* Data section *
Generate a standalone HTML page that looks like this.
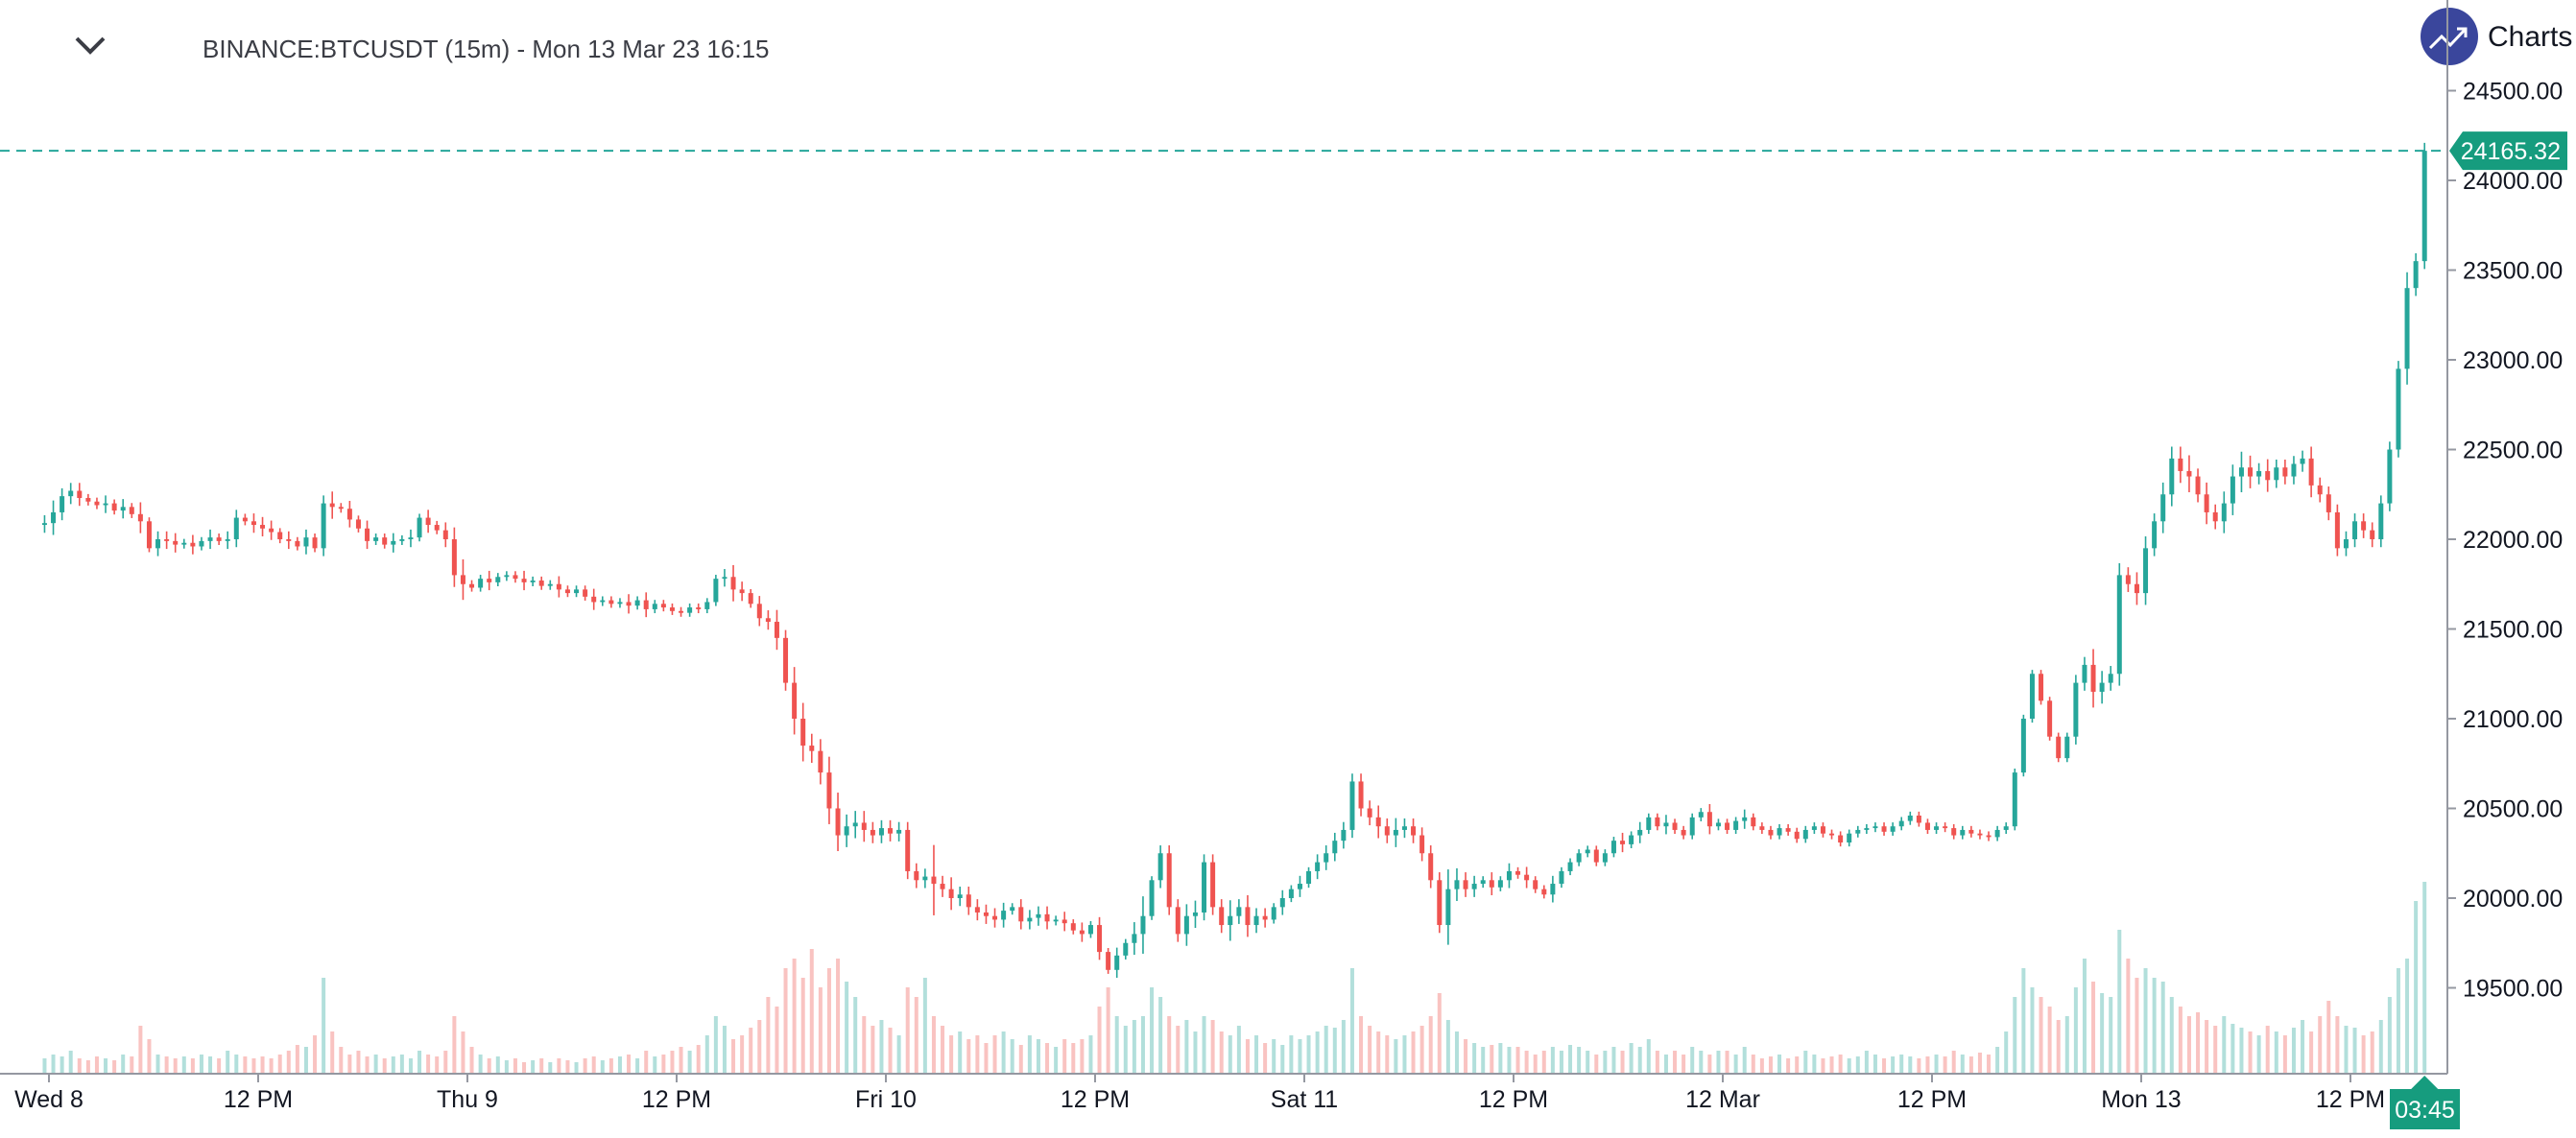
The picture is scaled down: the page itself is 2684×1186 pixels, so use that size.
<!DOCTYPE html>
<html><head><meta charset="utf-8"><style>
body{margin:0;background:#fff;width:2684px;height:1186px;overflow:hidden;font-family:"Liberation Sans",sans-serif}
svg{display:block}
</style></head><body>
<svg id="c" width="2684" height="1186" xmlns="http://www.w3.org/2000/svg">
<g>
<path d="M80 40 L94 54 L108 40" stroke="#3b3d45" stroke-width="4" fill="none"/>
<text x="211" y="60" font-size="26" fill="#3b3d45">BINANCE:BTCUSDT (15m) - Mon 13 Mar 23 16:15</text>
<circle cx="2552" cy="38" r="30" fill="#3a469c"/>
<path d="M2532 50 L2544 38 L2553 47 L2569 30 M2560 30 L2569 30 L2569 39" stroke="#fff" stroke-width="3" fill="none"/>
<text x="2592" y="48" font-size="30" fill="#131722">Charts p</text>
</g>
<g id="vol"></g>
<g id="candles"></g>
<g id="axes"></g>
</svg>
<script>
const closes=[22090,22150,22240,22270,22230,22210,22190,22200,22160,22180,22140,22100,21950,22000,21990,21970,21980,21960,21990,22010,21990,22000,22120,22100,22080,
22060,22040,22000,21990,21960,22010,21950,22200,22180,22170,22110,22060,21990,22010,21970,21990,22000,22010,22120,22080,22050,22000,21800,21750,
21730,21780,21760,21790,21800,21780,21760,21770,21740,21750,21720,21700,21720,21680,21650,21660,21640,21650,21630,21660,21610,21640,21620,21600,
21590,21620,21610,21650,21780,21790,21720,21700,21640,21560,21540,21450,21200,21000,20850,20820,20700,20500,20350,20400,20420,20380,20350,20390,
20360,20380,20150,20100,20120,20080,20050,20000,20020,19950,19920,19900,19880,19930,19950,19870,19890,19910,19870,19880,19860,19820,19800,19850,
19700,19600,19680,19750,19800,19900,20100,20250,19950,19800,19900,19920,20200,19950,19850,19900,19950,19850,19900,19880,19950,20000,20050,20080,
20150,20200,20250,20320,20380,20650,20500,20450,20400,20350,20380,20400,20350,20250,20100,19850,20050,20100,20050,20080,20100,20060,20100,20150,
20130,20100,20050,20020,20080,20150,20200,20250,20270,20200,20250,20320,20300,20350,20380,20450,20400,20420,20380,20350,20450,20480,20400,20420,
20380,20430,20450,20400,20380,20350,20390,20370,20330,20380,20400,20360,20350,20310,20360,20380,20390,20400,20370,20400,20430,20460,20420,20380,
20400,20390,20350,20380,20360,20350,20340,20380,20400,20700,21000,21250,21100,20900,20780,20900,21200,21300,21150,21200,21250,21800,21750,21700,
21950,22100,22250,22450,22380,22350,22250,22150,22100,22200,22350,22400,22350,22380,22330,22400,22350,22420,22450,22300,22250,22150,21950,22000,
22100,22050,22000,22200,22500,22950,23400,23550,24165];
const openFirst=22080;
const wicks="2322211212131222121212212"+"2212121231212112121212341"+"1211121112111211121211111"+"1112321223244334433322222"+"2282322222212222121212121"+"3512223322242322121212222"+"2223232222253221212121121"+"1111112121121111211121111"+"1111111111111111111111111"+"1111111122432323323334232"+"3343232222322222222224222"+"22222443D";
const volumes=[8,10,9,12,8,7,9,8,7,10,9,25,18,10,9,8,9,8,10,9,8,12,10,9,8,
9,8,10,12,15,14,20,50,22,14,10,12,9,10,8,9,10,8,12,10,9,12,30,22,
14,10,8,9,7,8,6,7,8,6,8,7,6,8,9,7,8,9,10,8,12,9,10,12,
14,12,15,20,30,25,18,20,24,28,40,35,55,60,50,65,45,55,60,48,40,30,25,28,
24,20,45,40,50,30,25,20,22,18,20,16,20,22,18,15,20,18,16,14,18,16,18,20,
35,45,30,25,28,30,45,40,30,25,28,22,30,28,22,20,25,18,20,16,18,15,20,18,
20,22,25,24,28,55,30,25,22,20,18,20,22,25,30,42,28,22,18,16,14,15,16,14,
14,12,10,12,14,12,15,14,12,10,12,14,12,16,14,18,12,10,12,10,14,12,10,12,
12,10,14,10,8,9,10,8,9,12,10,8,9,10,8,9,12,10,8,9,10,9,8,9,
10,9,12,10,9,11,10,14,22,40,55,45,40,35,28,30,45,60,48,42,40,75,60,50,
55,50,48,40,35,30,32,28,25,30,26,24,22,20,25,22,20,24,28,22,30,38,30,25,
24,20,22,28,40,55,60,90,100];
const priceTicks=[24500,24000,23500,23000,22500,22000,21500,21000,20500,20000,19500];
const timeLabels=["Wed 8","12 PM","Thu 9","12 PM","Fri 10","12 PM","Sat 11","12 PM","12 Mar","12 PM","Mon 13","12 PM"];
const lastPrice=24165.32;

const NS="http://www.w3.org/2000/svg";
const X0=51, HALF=218, CW=HALF/24, AXX=2550, AXY=1119;
const yP=p=>188-(p-24000)*0.187;
const xC=i=>X0+(i-1)*CW+CW/2;
const xT=k=>X0+k*HALF;
function mk(t,a,parent){const e=document.createElementNS(NS,t);for(const k in a)e.setAttribute(k,a[k]);parent.appendChild(e);return e;}
const vg=document.getElementById('vol'),cg=document.getElementById('candles'),ag=document.getElementById('axes');
const vmax=Math.max(...volumes);
closes.forEach((c,i)=>{
  const o=i===0?openFirst:closes[i-1];
  const up=c>=o;
  const w=(parseInt(wicks[i],36)||2)*22;
  const hi=Math.max(o,c)+w, lo=Math.min(o,c)-w;
  const x=xC(i);
  const v=volumes[i]||0;
  const vh=v/vmax*200;
  const vb=mk('rect',{x:x-2,y:AXY-vh,width:4,height:vh,fill:up?'#b2dfdb':'#f9c3c1'},vg);
  
  
  const col=up?'#26a69a':'#ef5350';
  const g=mk('g',{},cg);
  
  
  mk('line',{x1:x,x2:x,y1:yP(hi),y2:yP(lo),stroke:col,'stroke-width':1.6},g);
  const y1=yP(Math.max(o,c)),y2=yP(Math.min(o,c));
  mk('rect',{x:x-2.5,y:y1,width:5,height:Math.max(1.5,y2-y1),fill:col},g);
});
const lp=mk('line',{x1:0,x2:AXX,y1:yP(lastPrice),y2:yP(lastPrice),stroke:'#26a69a','stroke-width':2,'stroke-dasharray':'10,7'},ag);


const a1=mk('line',{x1:AXX,x2:AXX,y1:0,y2:AXY,stroke:'#9598a1','stroke-width':2},ag);


const a2=mk('line',{x1:0,x2:AXX,y1:AXY,y2:AXY,stroke:'#9598a1','stroke-width':2},ag);


priceTicks.forEach(p=>{
  const y=yP(p);
  mk('line',{x1:AXX,x2:AXX+9,y1:y,y2:y,stroke:'#9598a1','stroke-width':2},ag);
  const t=mk('text',{x:AXX+16,y:y+9,'font-size':25,fill:'#131722'},ag);
  t.textContent=p.toFixed(2);
  
  
});
timeLabels.forEach((l,k)=>{
  const x=xT(k);
  mk('line',{x1:x,x2:x,y1:AXY,y2:AXY+9,stroke:'#9598a1','stroke-width':2},ag);
  const t=mk('text',{x:x,y:AXY+35,'font-size':25,fill:'#131722','text-anchor':'middle'},ag);
  t.textContent=l;
  
  
});
const py=yP(lastPrice);
const pb=mk('path',{d:`M${AXX+2} ${py} L${AXX+16} ${py-20} L2675 ${py-20} L2675 ${py+20} L${AXX+16} ${py+20} Z`,fill:'#169c7e'},ag);


const pt=mk('text',{x:2668,y:py+9,'font-size':25,fill:'#fff','text-anchor':'end'},ag);
pt.textContent=lastPrice.toFixed(2);


const cx=xC(closes.length-1);
const cb=mk('path',{d:`M${cx} ${AXY+2} L${cx+14} ${AXY+16} L2563 ${AXY+16} L2563 ${AXY+58} L2490 ${AXY+58} L2490 ${AXY+16} L${cx-14} ${AXY+16} Z`,fill:'#169c7e'},ag);


const ct=mk('text',{x:2526.5,y:AXY+46,'font-size':25,fill:'#fff','text-anchor':'middle'},ag);
ct.textContent='03:45';


</script>
</body></html>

* Exercise *
Copy every single line of the material above that holds "page".

* Completed task *
Generate a standalone HTML page that looks like this.
The picture is scaled down: the page itself is 2684×1186 pixels, so use that size.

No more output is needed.